COLUMBUS, Ohio (WTVN) -- A therapy treatment aimed at "converting" gay children to be heterosexual is coming under fire by an Ohio lawmaker.
Sen. Charleta Tavares, a Columbus Democrat, wants to ban the practice saying it is harmful to children.
"What we're fearful is that this is going to be more destructive to the young person that somehow they need to change themselves," she said.
Last June, California-based Exodus International ended 37 years of using the method and actually apologized to the gay community. A similiar bill was signed into law by New Jersey Gov. Chris Christie in August.
"What we're trying to do is to ensure that we're not harming young people and making them feel like there's something wrong with them, that we're trying to cure a problem so to speak," Tavares said.
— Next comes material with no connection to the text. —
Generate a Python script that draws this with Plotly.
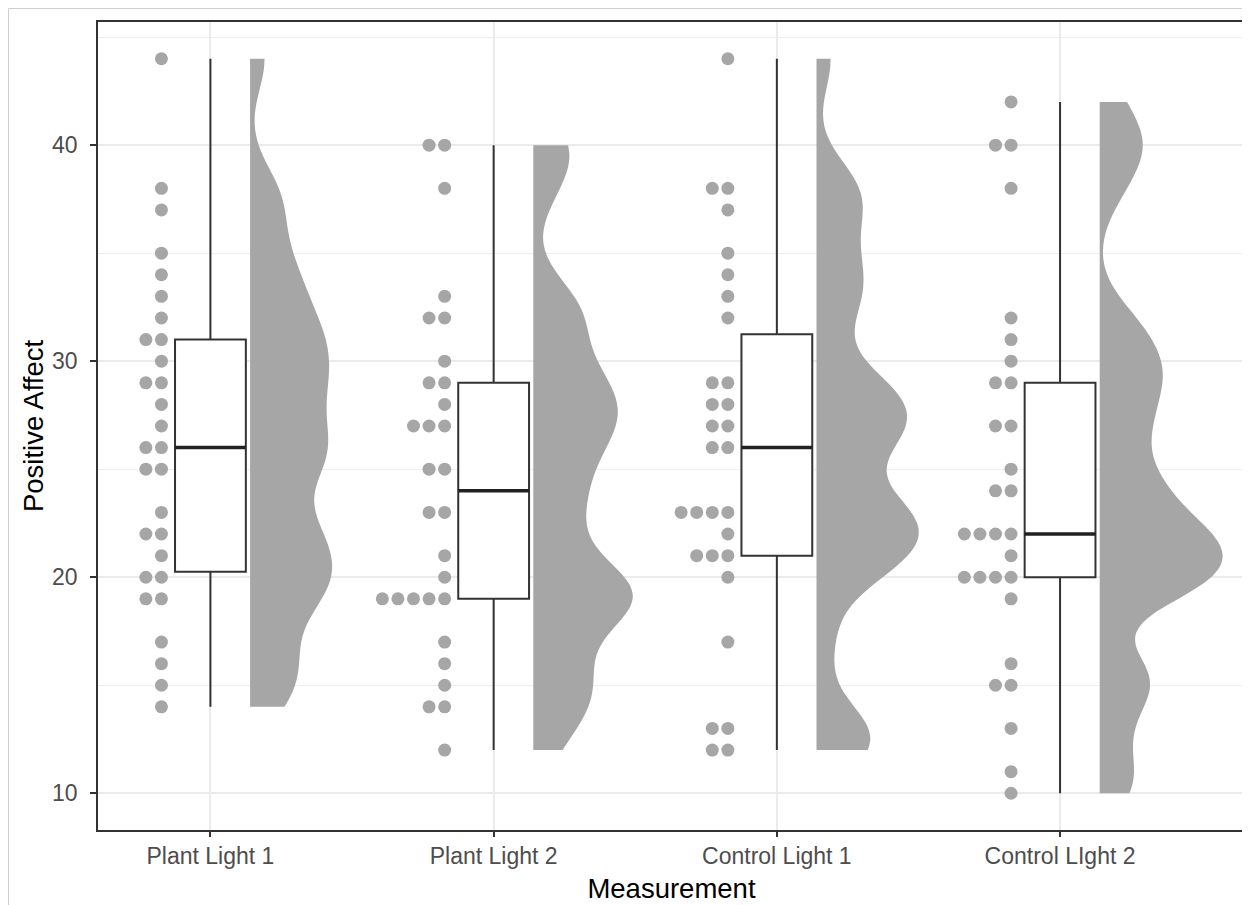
import numpy as np
import plotly.graph_objects as go
from collections import Counter

# ---------------- data ----------------
categories = ["Plant Light 1", "Plant Light 2", "Control Light 1", "Control LIght 2"]
plant_light_1 = [44, 38, 37, 35, 34, 33, 32, 31, 31, 30, 29, 29, 28, 27, 26, 26,
                 25, 25, 23, 22, 22, 21, 20, 20, 19, 19, 17, 16, 15, 14]
plant_light_2 = [40, 40, 38, 33, 32, 32, 30, 29, 29, 28, 27, 27, 27, 25, 25, 23,
                 23, 21, 20, 19, 19, 19, 19, 19, 17, 16, 15, 14, 14, 12]
control_light_1 = [44, 38, 38, 37, 35, 34, 33, 32, 29, 29, 28, 28, 27, 27, 26, 26,
                   23, 23, 23, 23, 22, 21, 21, 21, 20, 17, 13, 13, 12, 12]
control_light_2 = [42, 40, 40, 38, 32, 31, 30, 29, 29, 27, 27, 25, 24, 24, 22, 22,
                   22, 22, 21, 20, 20, 20, 20, 19, 16, 15, 15, 13, 11, 10]
groups = [plant_light_1, plant_light_2, control_light_1, control_light_2]
y_ticks = [10, 20, 30, 40]
y_minor = [15, 25, 35, 45]

# ---------------- style ----------------
GREY = "#A6A6A6"
DARK = "#333333"
FONT = "Liberation Sans, Arial, sans-serif"
BOX_W = 0.25
DOT_OFFSET = 0.173
DOT_STEP = 0.055
VIOLIN_OFFSET = 0.14
VIOLIN_W = 0.868          # full width allotted to the widest half-violin
BW_ADJUST = 0.45


def nrd0(arr):
    q1, q3 = np.percentile(arr, [25, 75])
    return 0.9 * min(arr.std(ddof=1), (q3 - q1) / 1.34) * len(arr) ** (-0.2)


def max_density(arr, bw):
    grid = np.linspace(arr.min(), arr.max(), 400)
    dens = np.exp(-0.5 * ((grid[:, None] - arr[None, :]) / bw) ** 2).sum(axis=1)
    return (dens / (len(arr) * bw * np.sqrt(2 * np.pi))).max()


arrays = [np.array(g, dtype=float) for g in groups]
bws = [BW_ADJUST * nrd0(a) for a in arrays]
peaks = [max_density(a, b) for a, b in zip(arrays, bws)]
peak_all = max(peaks)

fig = go.Figure()

for i, vals in enumerate(groups):
    pos = i + 1
    arr = arrays[i]
    q1, med, q3 = np.percentile(arr, [25, 50, 75])
    iqr = q3 - q1
    lo = arr[arr >= q1 - 1.5 * iqr].min()
    hi = arr[arr <= q3 + 1.5 * iqr].max()

    # half violin; width scaled so all densities share one scale (ggplot "area")
    fig.add_trace(go.Violin(
        x=[pos + VIOLIN_OFFSET] * len(vals), y=vals,
        side="positive", width=VIOLIN_W * peaks[i] / peak_all, bandwidth=bws[i],
        spanmode="hard", scalemode="width",
        fillcolor=GREY, line=dict(color=GREY, width=0),
        points=False, box_visible=False, meanline_visible=False,
        opacity=1, hoverinfo="skip", showlegend=False,
    ))

    # box
    fig.add_trace(go.Box(
        x=[pos], q1=[q1], median=[med], q3=[q3],
        lowerfence=[lo], upperfence=[hi],
        width=BOX_W, whiskerwidth=0, fillcolor="white",
        line=dict(color=DARK, width=2), boxpoints=False,
        hoverinfo="skip", showlegend=False,
    ))
    # thicker median
    fig.add_trace(go.Scatter(
        x=[pos - BOX_W / 2, pos + BOX_W / 2], y=[med, med], mode="lines",
        line=dict(color="#222222", width=3.5), hoverinfo="skip", showlegend=False,
    ))

    # stacked dots
    seen = Counter()
    xs = []
    for v in vals:
        k = seen[v]
        seen[v] += 1
        xs.append(pos - DOT_OFFSET - k * DOT_STEP)
    fig.add_trace(go.Scatter(
        x=xs, y=vals, mode="markers",
        marker=dict(color=GREY, size=13, line=dict(width=0)),
        hoverinfo="skip", showlegend=False,
    ))

# figure sized to fit inside the page's 8px body margin
W, H = 1242, 897
L, R, T, B = 90, 5, 14, 75
pw, ph = W - L - R, H - T - B

# outer frame (left and top edges visible)
fig.add_shape(type="rect", xref="paper", yref="paper",
              x0=(0.5 - L) / pw, x1=(W + 10 - L) / pw,
              y0=(H - B - (H + 10)) / ph, y1=(H - B - 0.5) / ph,
              line=dict(color="#CFCFCF", width=1), fillcolor="rgba(0,0,0,0)",
              layer="below")

fig.update_layout(
    width=W, height=H,
    margin=dict(l=L, r=R, t=T, b=B),
    paper_bgcolor="white", plot_bgcolor="white",
    showlegend=False,
    violinmode="overlay", boxmode="overlay",
    font=dict(family=FONT),
    xaxis=dict(
        range=[0.603, 4.653], tickmode="array", tickvals=[1, 2, 3, 4],
        ticktext=categories, showgrid=True, gridcolor="#EBEBEB", gridwidth=1.5,
        zeroline=False, showline=True, mirror=True, linecolor=DARK, linewidth=1.5,
        ticks="outside", ticklen=5, tickwidth=1.5, tickcolor=DARK,
        tickfont=dict(size=23, color="#4D4D4D", family=FONT),
        title=dict(text="Measurement", font=dict(size=27.5, color="black", family=FONT),
                   standoff=10),
        automargin=False,
    ),
    yaxis=dict(
        range=[8.3, 45.7], tickmode="array", tickvals=y_ticks,
        showgrid=True, gridcolor="#EBEBEB", gridwidth=1.5,
        minor=dict(tickmode="array", tickvals=y_minor, showgrid=True,
                   gridcolor="#EFEFEF", gridwidth=0.8, ticks=""),
        zeroline=False, showline=True, mirror=True, linecolor=DARK, linewidth=1.5,
        ticks="outside", ticklen=6, tickwidth=1.5, tickcolor=DARK,
        ticklabelstandoff=8,
        tickfont=dict(size=23, color="#4D4D4D", family=FONT),
        title=dict(text="Positive Affect", font=dict(size=27.5, color="black", family=FONT),
                   standoff=0),
        automargin=False,
    ),
)

fig.write_html("out.html")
Tavares says they're trying to be proactive on the issue. She claims there is support for the bill on both sides of the aisle and from several professional groups.
However, one advocate says the treatment does work and is often sought out by people who have homosexual feelings but don't want to.
"They don't believe they're gay. They don't identify as gay," said Christopher Doyle with Voice of the Voiceless, a group that helps people change their sexual orientation.
Doyle, who was gay for several years before getting treatment and becoming a heterosexual and now has a wife and three children, says about half of his clients were victims of same-sex sexual abuse as children.
"There's no studies and scientists can't confirm that there's a simple biological explination for development of homosexual feelings," Doyle said.
He thinks the ban will actually hurt children by forcing them to keep having to deal with unwanted homosexual feelings.
"It's a direct assault on the freedom of speech, on the freedom of religion, and a self-determination of a family, the parents, and a child," he said.
Tavares says the bill wouldn't keep parents from taking their children out of state to get the treatment. She claims that in many cases the parents are forcing the child to undergo the therapy. Doyle says that's a situation he wouldn't get involved in.
"I would not work with a same-sex attracted child or a gay identified child who did not want to change," he said.